I am always, always, always, honored to work with any member of the military, but knowing what these guys actually do makes training them a little more intense.
I also always feel guilty. I also feel a little shame. I am not one of them. They do things that I have never done and will never do. I have never served a day in my life.
The only thing I can do is to prepare them to take care us, to take care of me. It is my duty to help them in any way that I can.
Yet often times I find that they are helping me. They are teaching me how to be a leader, how to maintain integrity, how to stay cool under pressure. And last but not least, how to be a better human.
The other day one of these “guys”, Nick was in the gym. I was telling him about some problems I was having with my oldest son. The problems are minor, but major at the same time. When I am not around my son doesn’t always treat his mom with the same respect that he does when I am present.
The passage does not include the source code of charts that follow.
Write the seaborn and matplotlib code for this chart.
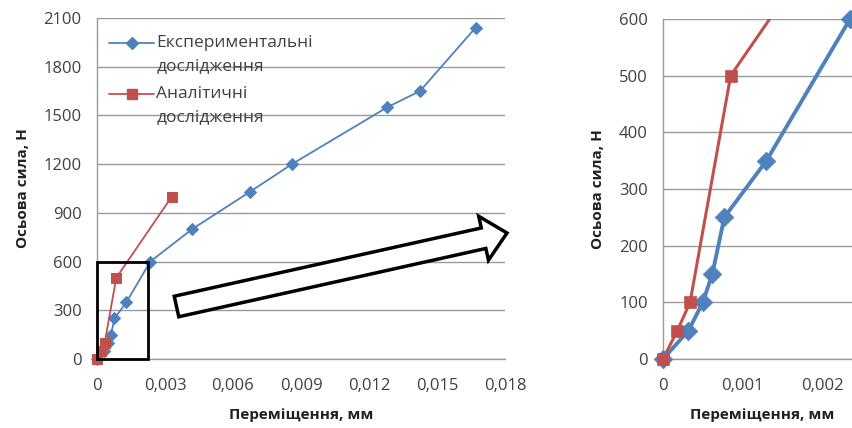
import matplotlib
matplotlib.use("Agg")
import matplotlib.pyplot as plt
import numpy as np
from matplotlib.lines import Line2D
from matplotlib.legend_handler import HandlerLine2D
from matplotlib.patches import Rectangle, FancyArrow
from matplotlib.ticker import FuncFormatter, MultipleLocator
from matplotlib.transforms import IdentityTransform
import pandas as pd
import seaborn as sns

# Experimental measurements: displacement (mm) vs axial force (N)
exp_disp = [0, 0.00032, 0.0005, 0.00062, 0.00077, 0.0013, 0.00235,
            0.0042, 0.00675, 0.0086, 0.0128, 0.01425, 0.0167]
exp_force = [0, 50, 100, 150, 250, 350, 600, 800, 1030, 1200, 1550, 1650, 2040]

# Analytical results
ana_disp = [0, 0.00018, 0.00034, 0.00085, 0.0033]
ana_force = [0, 50, 100, 500, 1000]

label_exp = "Експериментальні\nдослідження"
label_ana = "Аналітичні\nдослідження"
xlabel = "Переміщення, мм"
ylabel = "Осьова сила, Н"

BLUE = "#4F81BD"
RED = "#C0504D"
TXT = "#404040"

sns.set_theme(style="white")
plt.rcParams["font.family"] = ["Open Sans", "DejaVu Sans"]

exp_df = pd.DataFrame({"x": exp_disp, "y": exp_force})
ana_df = pd.DataFrame({"x": ana_disp, "y": ana_force})

W, H = 853, 428
fig = plt.figure(figsize=(W / 100, H / 100), dpi=100)


def px_axes(x0, x1, y0, y1):
    return fig.add_axes([x0 / W, 1 - y1 / H, (x1 - x0) / W, (y1 - y0) / H])


def comma_fmt(v, _):
    if abs(v) < 1e-12:
        return "0"
    return f"{v:.3f}".replace(".", ",")


def style_axes(ax, xmax, xstep, ymax, ystep):
    ax.set_xlim(0, xmax)
    ax.set_ylim(0, ymax)
    ax.xaxis.set_major_locator(MultipleLocator(xstep))
    ax.yaxis.set_major_locator(MultipleLocator(ystep))
    ax.xaxis.set_major_formatter(FuncFormatter(comma_fmt))
    ax.yaxis.grid(True, color="#9a9a9a", linewidth=1.0)
    ax.xaxis.grid(False)
    ax.set_axisbelow(True)
    for side in ("top", "right"):
        ax.spines[side].set_visible(False)
    for side in ("left", "bottom"):
        ax.spines[side].set_color("#9a9a9a")
        ax.spines[side].set_linewidth(1.0)
    ax.tick_params(axis="both", direction="out", length=5, width=1,
                   color="#9a9a9a", labelsize=12, labelcolor=TXT, pad=6)
    ax.tick_params(axis="x", pad=9)
    ax.set_xlabel(xlabel, fontsize=11, fontweight="bold", color="#202020", labelpad=10)
    ax.set_ylabel(ylabel, fontsize=11, fontweight="bold", color="#202020", labelpad=10)


class FirstLineHandler(HandlerLine2D):
    """Legend handle aligned with the first line of a two-line label."""

    def __init__(self, shift, **kw):
        super().__init__(**kw)
        self.shift = shift

    def create_artists(self, legend, orig_handle, xdescent, ydescent,
                       width, height, fontsize, trans):
        artists = super().create_artists(legend, orig_handle, xdescent,
                                         ydescent, width, height, fontsize,
                                         trans)
        for a in artists:
            a.set_ydata(np.asarray(a.get_ydata(), dtype=float) + self.shift)
        return artists


# Left panel: full range
ax1 = px_axes(97, 505, 18, 359)
sns.lineplot(data=exp_df, x="x", y="y", sort=False, estimator=None, ax=ax1,
             color=BLUE, linewidth=1.3, marker="D", markersize=6,
             markeredgecolor=BLUE, clip_on=False)
sns.lineplot(data=ana_df, x="x", y="y", sort=False, estimator=None, ax=ax1,
             color=RED, linewidth=1.3, marker="s", markersize=7,
             markeredgecolor=RED, clip_on=False)
style_axes(ax1, 0.018, 0.003, 2100, 300)

handles = [
    Line2D([], [], color=BLUE, linewidth=1.3, marker="D", markersize=6),
    Line2D([], [], color=RED, linewidth=1.3, marker="s", markersize=7),
]
leg = ax1.legend(handles, [label_exp, label_ana], loc="upper left",
                 bbox_to_anchor=(-0.008, 0.995), frameon=False, fontsize=12.5,
                 labelcolor=TXT, handlelength=2.6, handletextpad=0.1,
                 labelspacing=0.7,
                 handler_map={Line2D: FirstLineHandler(shift=8.0)})
for t in leg.get_texts():
    t.set_linespacing(1.55)

# Zoom region frame
ax1.add_patch(Rectangle((0, 0), 0.00224, 600, fill=False, edgecolor="black",
                        linewidth=2, zorder=5, clip_on=False))

# Hollow arrow pointing to the zoomed panel (pixel coordinates)
tail = (176.5, H - 306.5)
tip = (507, H - 233)
dx, dy = tip[0] - tail[0], tip[1] - tail[1]
arrow = FancyArrow(tail[0], tail[1], dx, dy, width=21, head_width=45,
                   head_length=24, length_includes_head=True,
                   facecolor="white", edgecolor="black", linewidth=2.5,
                   transform=IdentityTransform(), zorder=10)
fig.add_artist(arrow)

# Right panel: initial segment (lines clipped, visible markers drawn in full)
X2MAX, Y2MAX = 0.0025, 600
ax2 = px_axes(663, 862, 19, 359)
sns.lineplot(data=exp_df, x="x", y="y", sort=False, estimator=None, ax=ax2,
             color=BLUE, linewidth=2.8)
sns.lineplot(data=ana_df, x="x", y="y", sort=False, estimator=None, ax=ax2,
             color=RED, linewidth=2.2)
exp_in = exp_df[(exp_df.x <= X2MAX) & (exp_df.y <= Y2MAX)]
ana_in = ana_df[(ana_df.x <= X2MAX) & (ana_df.y <= Y2MAX)]
sns.scatterplot(data=exp_in, x="x", y="y", ax=ax2, color=BLUE, marker="D",
                s=90, edgecolor=BLUE, linewidth=0.5, clip_on=False, zorder=4)
sns.scatterplot(data=ana_in, x="x", y="y", ax=ax2, color=RED, marker="s",
                s=70, edgecolor=RED, linewidth=0.5, clip_on=False, zorder=5)
style_axes(ax2, X2MAX, 0.001, Y2MAX, 100)
if ax2.get_legend() is not None:
    ax2.get_legend().remove()

fig.savefig("out.png", dpi=100)
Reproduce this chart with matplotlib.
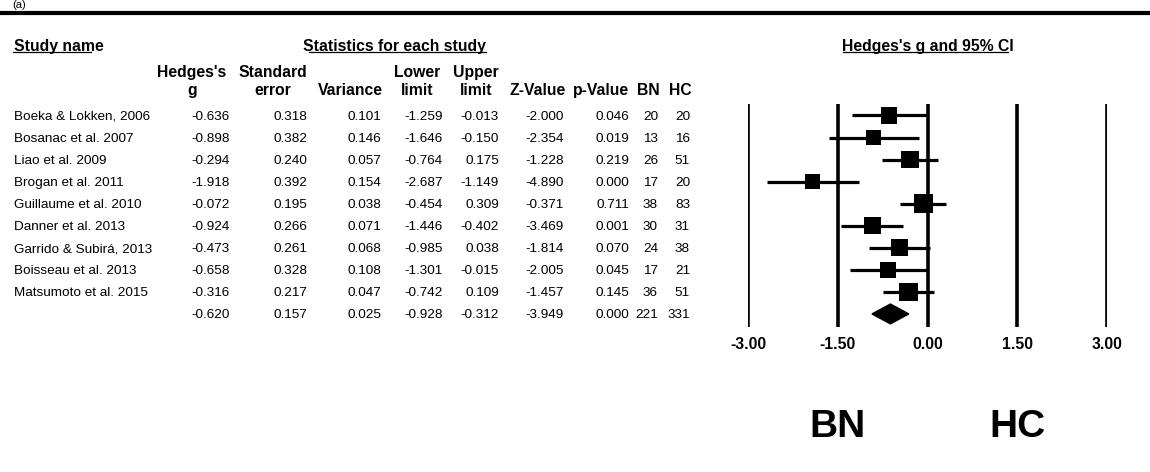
import matplotlib
matplotlib.use("Agg")
import matplotlib.pyplot as plt
from matplotlib import transforms
import numpy as np

plt.rcParams["font.family"] = ["Liberation Sans", "DejaVu Sans"]

# ---- Data ----
studies = ["Boeka & Lokken, 2006", "Bosanac et al. 2007", "Liao et al. 2009",
           "Brogan et al. 2011", "Guillaume et al. 2010", "Danner et al. 2013",
           "Garrido & Subirá, 2013", "Boisseau et al. 2013", "Matsumoto et al. 2015"]
hedges_g = [-0.636, -0.898, -0.294, -1.918, -0.072, -0.924, -0.473, -0.658, -0.316]
std_err = [0.318, 0.382, 0.240, 0.392, 0.195, 0.266, 0.261, 0.328, 0.217]
variance = [0.101, 0.146, 0.057, 0.154, 0.038, 0.071, 0.068, 0.108, 0.047]
lower = [-1.259, -1.646, -0.764, -2.687, -0.454, -1.446, -0.985, -1.301, -0.742]
upper = [-0.013, -0.150, 0.175, -1.149, 0.309, -0.402, 0.038, -0.015, 0.109]
z_val = [-2.000, -2.354, -1.228, -4.890, -0.371, -3.469, -1.814, -2.005, -1.457]
p_val = [0.046, 0.019, 0.219, 0.000, 0.711, 0.001, 0.070, 0.045, 0.145]
n_bn = [20, 13, 26, 17, 38, 30, 24, 17, 36]
n_hc = [20, 16, 51, 20, 83, 31, 38, 21, 51]

# pooled row
sum_g, sum_se, sum_var = -0.620, 0.157, 0.025
sum_lower, sum_upper = -0.928, -0.312
sum_z, sum_p = -3.949, 0.000
sum_bn, sum_hc = 221, 331

ticks = [-3.0, -1.5, 0.0, 1.5, 3.0]

# ---- Figure ----
W, H = 1150, 472
fig = plt.figure(figsize=(W / 100, H / 100), dpi=100)

# overlay in pixel coordinates for the table part
page = fig.add_axes([0, 0, 1, 1])
page.set_xlim(0, W)
page.set_ylim(H, 0)
page.axis("off")

# forest plot axes
ax = fig.add_axes([748 / W, (H - 327) / H, 359 / W, (327 - 104) / H])
ax.set_xlim(-3, 3)
ax.set_ylim(9.592, -0.5215)
ax.patch.set_alpha(0)
for s in ax.spines.values():
    s.set_visible(False)

rows = np.arange(len(studies))
sum_row = len(studies)

for t in ticks:
    ax.axvline(t, color="black", lw=2.6, zorder=1)

ax.hlines(rows, lower, upper, color="black", lw=2.3, zorder=2)

# square size follows study weight
w = 1 / (np.array(variance) + 0.05)
side_px = 15 + 4 * (w - w.min()) / (w.max() - w.min())
ax.scatter(hedges_g, rows, marker="s", s=(side_px * 0.72) ** 2,
           color="black", linewidths=0, zorder=3)

ax.fill([sum_lower, sum_g, sum_upper, sum_g],
        [sum_row, sum_row - 0.45, sum_row, sum_row + 0.45],
        color="black", zorder=3)

ax.set_xticks(ticks, labels=[f"{t:.2f}" for t in ticks],
              fontweight="bold", fontsize=11.3)
ax.set_yticks([])
ax.tick_params(axis="x", length=0, pad=7.5)

# ---- Table ----
row_tr = transforms.blended_transform_factory(page.transData, ax.transData)
body = dict(fontsize=9.7, va="center_baseline", transform=row_tr)
head = dict(fontsize=11.3, fontweight="bold", va="center_baseline")

# columns: (header lines, header centre, right edge of numbers)
cols = [
    (("Hedges's", "g"), 192, 230, hedges_g, sum_g, "{:.3f}"),
    (("Standard", "error"), 273, 307, std_err, sum_se, "{:.3f}"),
    (("", "Variance"), 350, 381, variance, sum_var, "{:.3f}"),
    (("Lower", "limit"), 417, 443, lower, sum_lower, "{:.3f}"),
    (("Upper", "limit"), 476, 499, upper, sum_upper, "{:.3f}"),
    (("", "Z-Value"), 538, 564, z_val, sum_z, "{:.3f}"),
    (("", "p-Value"), 601, 629, p_val, sum_p, "{:.3f}"),
    (("", "BN"), 648, 658, n_bn, sum_bn, "{}"),
    (("", "HC"), 680, 690, n_hc, sum_hc, "{}"),
]

for i, name in enumerate(studies):
    page.text(14, i, name, ha="left", **body)

for (l1, l2), xc, xr, vals, tot, fmt in cols:
    page.text(xc, 71, l1, ha="center", **head)
    page.text(xc, 89, l2, ha="center", **head)
    for i, v in enumerate(vals):
        page.text(xr, i, fmt.format(v), ha="right", **body)
    page.text(xr, sum_row, fmt.format(tot), ha="right", **body)

# group headers with underlines
page.text(14, 45, "Study name", ha="left", **head)
page.text(394, 45, "Statistics for each study", ha="center", **head)
page.text(928, 45, "Hedges's g and 95% CI", ha="center", **head)
for x0, x1 in [(13, 91), (309, 486), (843, 1008)]:
    page.plot([x0, x1], [51.5, 51.5], color="black", lw=0.9)

# top rule and panel label
page.plot([0, W], [13, 13], color="black", lw=3)
page.text(12, 8, "(a)", ha="left", va="baseline", fontsize=8)

# group labels under the axis
grp_tr = transforms.blended_transform_factory(ax.transData, page.transData)
page.text(-1.5, 423, "BN", ha="center", va="center_baseline", fontsize=28,
          fontweight="bold", transform=grp_tr)
page.text(1.5, 423, "HC", ha="center", va="center_baseline", fontsize=28,
          fontweight="bold", transform=grp_tr)

fig.savefig("out.png", dpi=100)
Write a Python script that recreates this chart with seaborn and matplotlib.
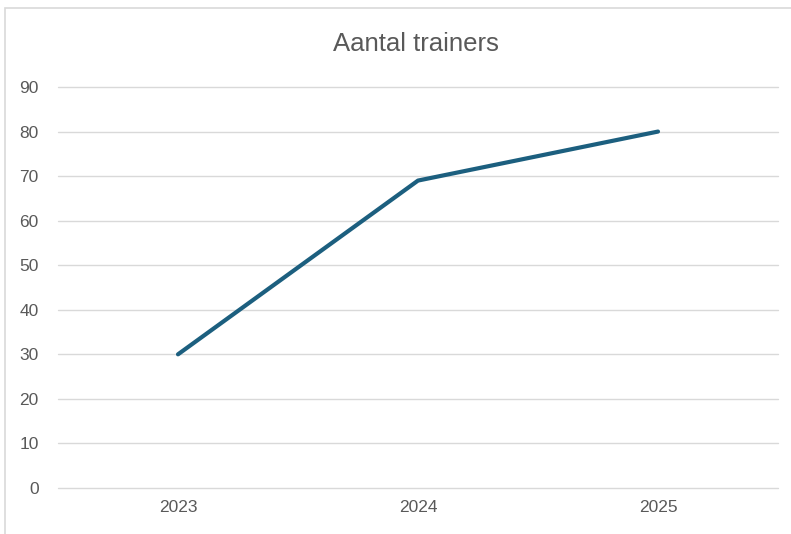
import matplotlib
matplotlib.use("Agg")
import matplotlib.pyplot as plt
import seaborn as sns
import pandas as pd
from matplotlib.patches import Rectangle
from matplotlib import font_manager

years = ["2023", "2024", "2025"]
trainers = [30, 69, 80]
yticks = [0, 10, 20, 30, 40, 50, 60, 70, 80, 90]
title = "Aantal trainers"

sns.set_theme(style="white")
names = {f.name for f in font_manager.fontManager.ttflist}
fam = "Liberation Sans Narrow" if "Liberation Sans Narrow" in names else "Liberation Sans"
plt.rcParams['font.family'] = [fam, 'DejaVu Sans']

df = pd.DataFrame({"year": years, "trainers": trainers})

fig = plt.figure(figsize=(7.91, 5.34), dpi=100)
ax = fig.add_axes([58/791, 1-488/534, (778-58)/791, (488-87)/534])

sns.lineplot(data=df, x="year", y="trainers", ax=ax, color="#1c5f7f", linewidth=3.0, sort=False)

ax.set_xlim(-0.5, 2.5)
ax.set_ylim(0, 90)
ax.set_yticks(yticks)
ax.set_yticklabels([str(v) for v in yticks])
ax.yaxis.grid(True, color="#d9d9d9", linewidth=1.0)
for gl in ax.get_ygridlines():
    gl.set_clip_on(False)
ax.xaxis.grid(False)
for s in ax.spines.values():
    s.set_visible(False)
ax.set_xlabel("")
ax.set_ylabel("")
ax.tick_params(axis="both", length=0, labelsize=12.5, labelcolor="#595959")
ax.tick_params(axis="y", pad=14)
ax.tick_params(axis="x", pad=9)
ax.set_axisbelow(True)

fig.text(0.5*(58+778)/791 - 0.003, 1-44/534, title, ha="center", va="center", fontsize=18.5, color="#595959")

# chart border
fig.patches.append(Rectangle((5/791, -0.1), 1.2, 1-8/534+0.1, transform=fig.transFigure,
                             fill=False, edgecolor="#d9d9d9", linewidth=1.2))

fig.savefig("out.png", dpi=100)
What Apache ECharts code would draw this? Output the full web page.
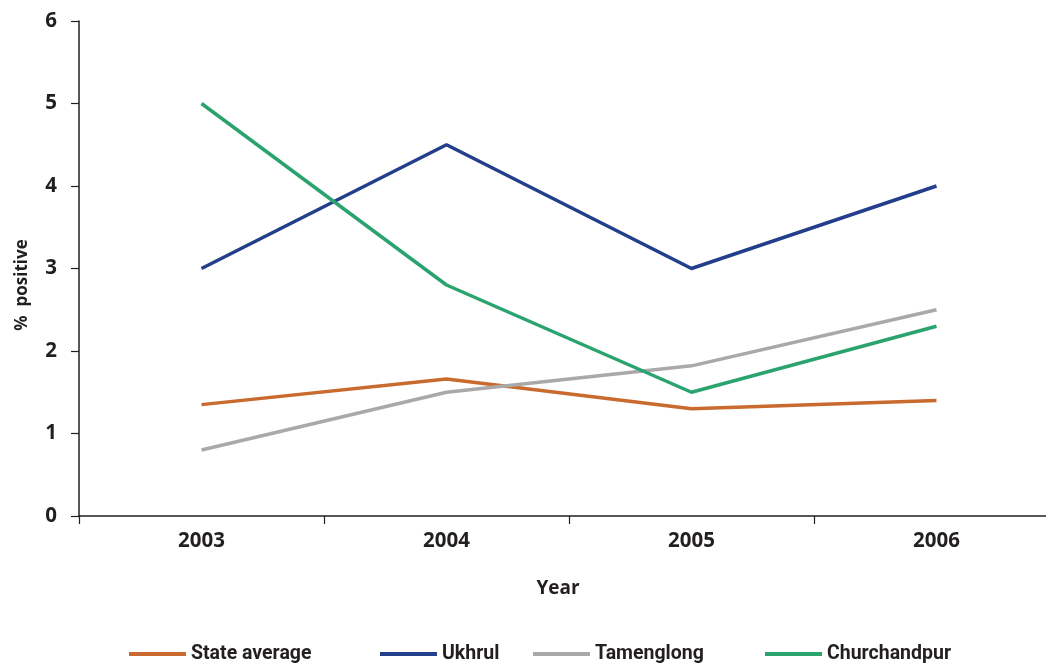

Because I work many hours this is a problem. I was confiding in Nick because he has sons and has deployed. Being deployed presents challenges that my wife and I have never had to face and I knew Nick would understand.
He just looked at me and said, “Ya, that is a problem.”
He also knew that my son really liked to be around Nick because he is an “Army guy”.
A week passed. Nick and I did not talk about the subject again.
My son came to the gym to hang out with me. Nick invited my son to come over and look at his “gear.”
Nick reached down and pulled a small patch out of his pack. One simple word on the patch, “Ranger.”
He squatted down and handed the patch to my son and said, “This patch is for awesome people. A lot of great men have earned this patch. I earned mine and I am going to give it to you. The only thing is, your dad tells me you are not always awesome to your mom when he is gone. If you are not awesome your mom and dad can take this patch away until you can be awesome gain. Do you understand?”
My son nodded his head. Being only four years old, I am not sure that he fully grasps the magnitude of what Nick did. It was awesome. It made me want to cry.
Working with military personnel will always be an honor. Sure they are fun to train because they love to be pushed. You can do anything with them and they will always execute to the best of their ability.
But the best thing about working with military is that they always give. It is in their nature. They are selfless.
Thank you Nick—and thanks to all who serve.